Start of Supplied records
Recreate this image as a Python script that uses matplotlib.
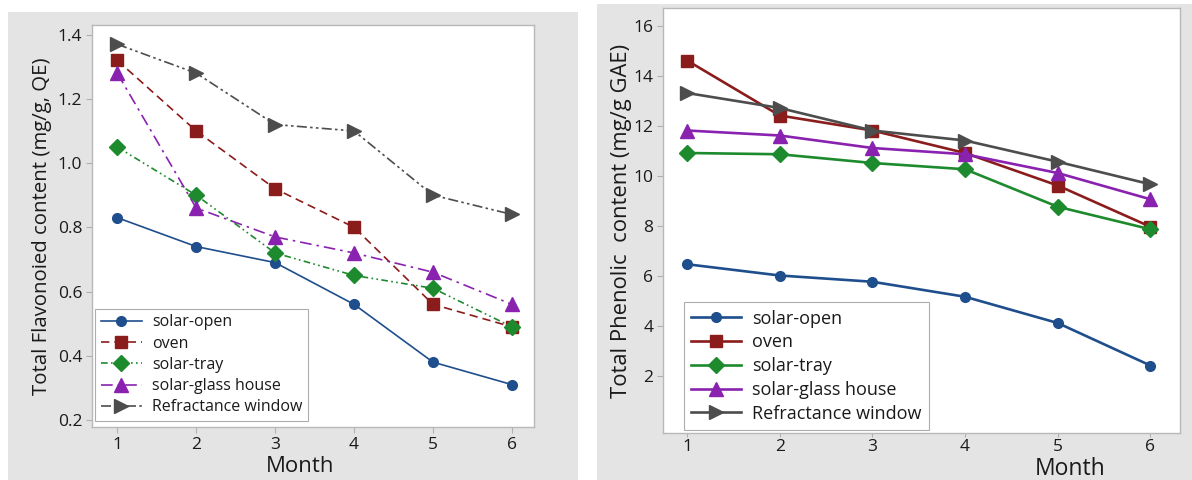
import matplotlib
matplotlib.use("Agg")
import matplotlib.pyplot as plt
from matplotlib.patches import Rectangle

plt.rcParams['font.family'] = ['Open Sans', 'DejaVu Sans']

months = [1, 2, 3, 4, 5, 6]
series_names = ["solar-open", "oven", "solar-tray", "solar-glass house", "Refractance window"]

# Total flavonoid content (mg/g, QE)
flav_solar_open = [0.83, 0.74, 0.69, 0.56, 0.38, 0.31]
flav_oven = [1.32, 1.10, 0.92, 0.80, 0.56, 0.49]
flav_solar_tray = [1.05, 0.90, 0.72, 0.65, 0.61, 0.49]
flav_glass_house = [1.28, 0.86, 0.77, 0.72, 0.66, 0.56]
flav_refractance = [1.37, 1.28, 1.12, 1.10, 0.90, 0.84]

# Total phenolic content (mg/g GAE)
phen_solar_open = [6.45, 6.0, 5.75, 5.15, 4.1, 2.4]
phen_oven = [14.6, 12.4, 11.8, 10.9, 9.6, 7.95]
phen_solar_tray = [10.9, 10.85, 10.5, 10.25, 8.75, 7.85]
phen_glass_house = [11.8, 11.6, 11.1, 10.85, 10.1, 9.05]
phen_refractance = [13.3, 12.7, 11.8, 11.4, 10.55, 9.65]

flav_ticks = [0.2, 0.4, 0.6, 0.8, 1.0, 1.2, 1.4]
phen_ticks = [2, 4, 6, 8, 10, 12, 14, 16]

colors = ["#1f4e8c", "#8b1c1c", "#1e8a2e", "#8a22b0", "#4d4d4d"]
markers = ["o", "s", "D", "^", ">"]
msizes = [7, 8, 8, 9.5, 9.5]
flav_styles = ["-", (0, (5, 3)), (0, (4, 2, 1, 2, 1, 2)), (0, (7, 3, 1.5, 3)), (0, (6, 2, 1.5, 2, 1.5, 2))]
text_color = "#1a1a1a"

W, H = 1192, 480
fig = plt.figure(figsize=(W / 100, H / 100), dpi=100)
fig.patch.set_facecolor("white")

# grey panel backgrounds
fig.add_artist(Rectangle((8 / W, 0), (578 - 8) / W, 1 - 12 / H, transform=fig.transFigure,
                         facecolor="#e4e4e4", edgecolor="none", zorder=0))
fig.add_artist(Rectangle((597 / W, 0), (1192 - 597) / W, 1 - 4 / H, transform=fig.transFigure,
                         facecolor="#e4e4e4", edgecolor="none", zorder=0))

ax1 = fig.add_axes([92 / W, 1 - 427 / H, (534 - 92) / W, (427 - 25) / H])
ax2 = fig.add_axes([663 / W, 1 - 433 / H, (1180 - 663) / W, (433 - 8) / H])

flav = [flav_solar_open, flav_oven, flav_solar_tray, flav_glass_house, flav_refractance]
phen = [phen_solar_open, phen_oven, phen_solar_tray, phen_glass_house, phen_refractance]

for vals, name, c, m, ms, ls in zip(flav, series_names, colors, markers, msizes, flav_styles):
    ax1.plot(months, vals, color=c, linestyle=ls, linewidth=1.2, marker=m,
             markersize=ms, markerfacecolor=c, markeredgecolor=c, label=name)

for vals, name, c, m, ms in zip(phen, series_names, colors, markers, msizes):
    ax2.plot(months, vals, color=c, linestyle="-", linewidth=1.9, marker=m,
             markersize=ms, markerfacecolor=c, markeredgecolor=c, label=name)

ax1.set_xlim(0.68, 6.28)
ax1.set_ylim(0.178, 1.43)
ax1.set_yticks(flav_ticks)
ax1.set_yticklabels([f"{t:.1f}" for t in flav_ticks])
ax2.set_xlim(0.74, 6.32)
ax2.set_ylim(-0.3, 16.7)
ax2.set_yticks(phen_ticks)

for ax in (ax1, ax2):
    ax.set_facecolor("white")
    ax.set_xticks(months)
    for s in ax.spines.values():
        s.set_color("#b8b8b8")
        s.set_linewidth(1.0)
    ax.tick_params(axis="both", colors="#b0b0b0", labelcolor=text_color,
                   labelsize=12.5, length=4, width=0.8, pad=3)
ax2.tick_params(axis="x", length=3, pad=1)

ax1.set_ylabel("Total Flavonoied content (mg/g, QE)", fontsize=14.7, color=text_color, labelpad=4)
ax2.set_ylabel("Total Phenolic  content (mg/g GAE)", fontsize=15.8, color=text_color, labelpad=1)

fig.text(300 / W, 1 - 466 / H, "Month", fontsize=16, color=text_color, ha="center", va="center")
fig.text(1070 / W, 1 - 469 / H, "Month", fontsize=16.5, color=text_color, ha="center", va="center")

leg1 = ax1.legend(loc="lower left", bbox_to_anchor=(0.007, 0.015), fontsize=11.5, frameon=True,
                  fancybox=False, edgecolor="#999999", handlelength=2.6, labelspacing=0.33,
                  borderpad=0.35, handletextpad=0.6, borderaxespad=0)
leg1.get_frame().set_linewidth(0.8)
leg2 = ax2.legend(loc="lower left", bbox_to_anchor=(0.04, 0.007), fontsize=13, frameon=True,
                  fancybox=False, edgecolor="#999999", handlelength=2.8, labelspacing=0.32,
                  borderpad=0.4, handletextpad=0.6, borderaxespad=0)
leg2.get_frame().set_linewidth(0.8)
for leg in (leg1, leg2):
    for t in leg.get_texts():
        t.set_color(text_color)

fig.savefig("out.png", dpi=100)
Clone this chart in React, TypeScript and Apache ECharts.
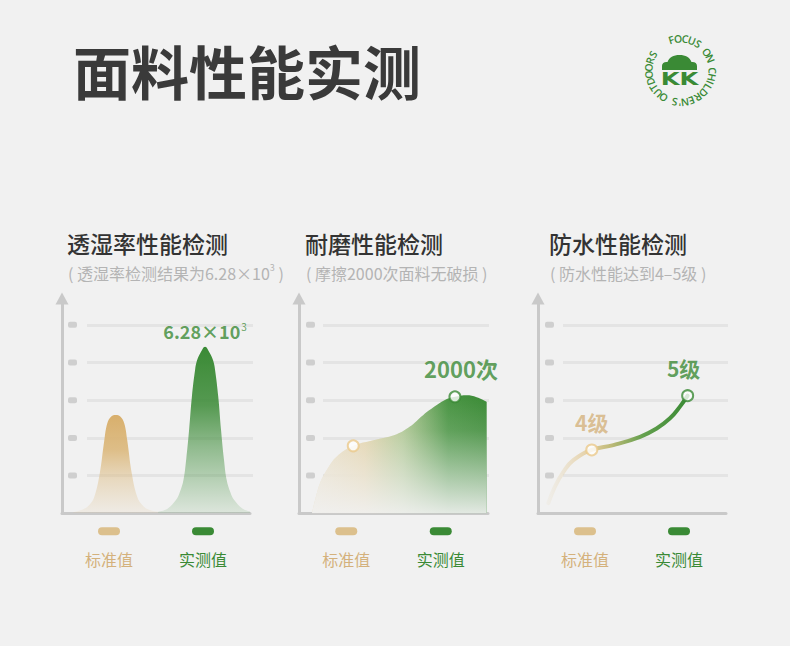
End of Supplied records
Exercise: Repeat exactly and only the lines from the start of the data above through the line that holds "phen_solar_tray, phen_glass_house, phen_refractance]", inclusive. Pictures do not belong in the copy.

Result of this exercise:
Recreate this image as a Python script that uses matplotlib.
import matplotlib
matplotlib.use("Agg")
import matplotlib.pyplot as plt
from matplotlib.patches import Rectangle

plt.rcParams['font.family'] = ['Open Sans', 'DejaVu Sans']

months = [1, 2, 3, 4, 5, 6]
series_names = ["solar-open", "oven", "solar-tray", "solar-glass house", "Refractance window"]

# Total flavonoid content (mg/g, QE)
flav_solar_open = [0.83, 0.74, 0.69, 0.56, 0.38, 0.31]
flav_oven = [1.32, 1.10, 0.92, 0.80, 0.56, 0.49]
flav_solar_tray = [1.05, 0.90, 0.72, 0.65, 0.61, 0.49]
flav_glass_house = [1.28, 0.86, 0.77, 0.72, 0.66, 0.56]
flav_refractance = [1.37, 1.28, 1.12, 1.10, 0.90, 0.84]

# Total phenolic content (mg/g GAE)
phen_solar_open = [6.45, 6.0, 5.75, 5.15, 4.1, 2.4]
phen_oven = [14.6, 12.4, 11.8, 10.9, 9.6, 7.95]
phen_solar_tray = [10.9, 10.85, 10.5, 10.25, 8.75, 7.85]
phen_glass_house = [11.8, 11.6, 11.1, 10.85, 10.1, 9.05]
phen_refractance = [13.3, 12.7, 11.8, 11.4, 10.55, 9.65]

flav_ticks = [0.2, 0.4, 0.6, 0.8, 1.0, 1.2, 1.4]
phen_ticks = [2, 4, 6, 8, 10, 12, 14, 16]

colors = ["#1f4e8c", "#8b1c1c", "#1e8a2e", "#8a22b0", "#4d4d4d"]
markers = ["o", "s", "D", "^", ">"]
msizes = [7, 8, 8, 9.5, 9.5]
flav_styles = ["-", (0, (5, 3)), (0, (4, 2, 1, 2, 1, 2)), (0, (7, 3, 1.5, 3)), (0, (6, 2, 1.5, 2, 1.5, 2))]
text_color = "#1a1a1a"

W, H = 1192, 480
fig = plt.figure(figsize=(W / 100, H / 100), dpi=100)
fig.patch.set_facecolor("white")

# grey panel backgrounds
fig.add_artist(Rectangle((8 / W, 0), (578 - 8) / W, 1 - 12 / H, transform=fig.transFigure,
                         facecolor="#e4e4e4", edgecolor="none", zorder=0))
fig.add_artist(Rectangle((597 / W, 0), (1192 - 597) / W, 1 - 4 / H, transform=fig.transFigure,
                         facecolor="#e4e4e4", edgecolor="none", zorder=0))

ax1 = fig.add_axes([92 / W, 1 - 427 / H, (534 - 92) / W, (427 - 25) / H])
ax2 = fig.add_axes([663 / W, 1 - 433 / H, (1180 - 663) / W, (433 - 8) / H])

flav = [flav_solar_open, flav_oven, flav_solar_tray, flav_glass_house, flav_refractance]
phen = [phen_solar_open, phen_oven, phen_solar_tray, phen_glass_house, phen_refractance]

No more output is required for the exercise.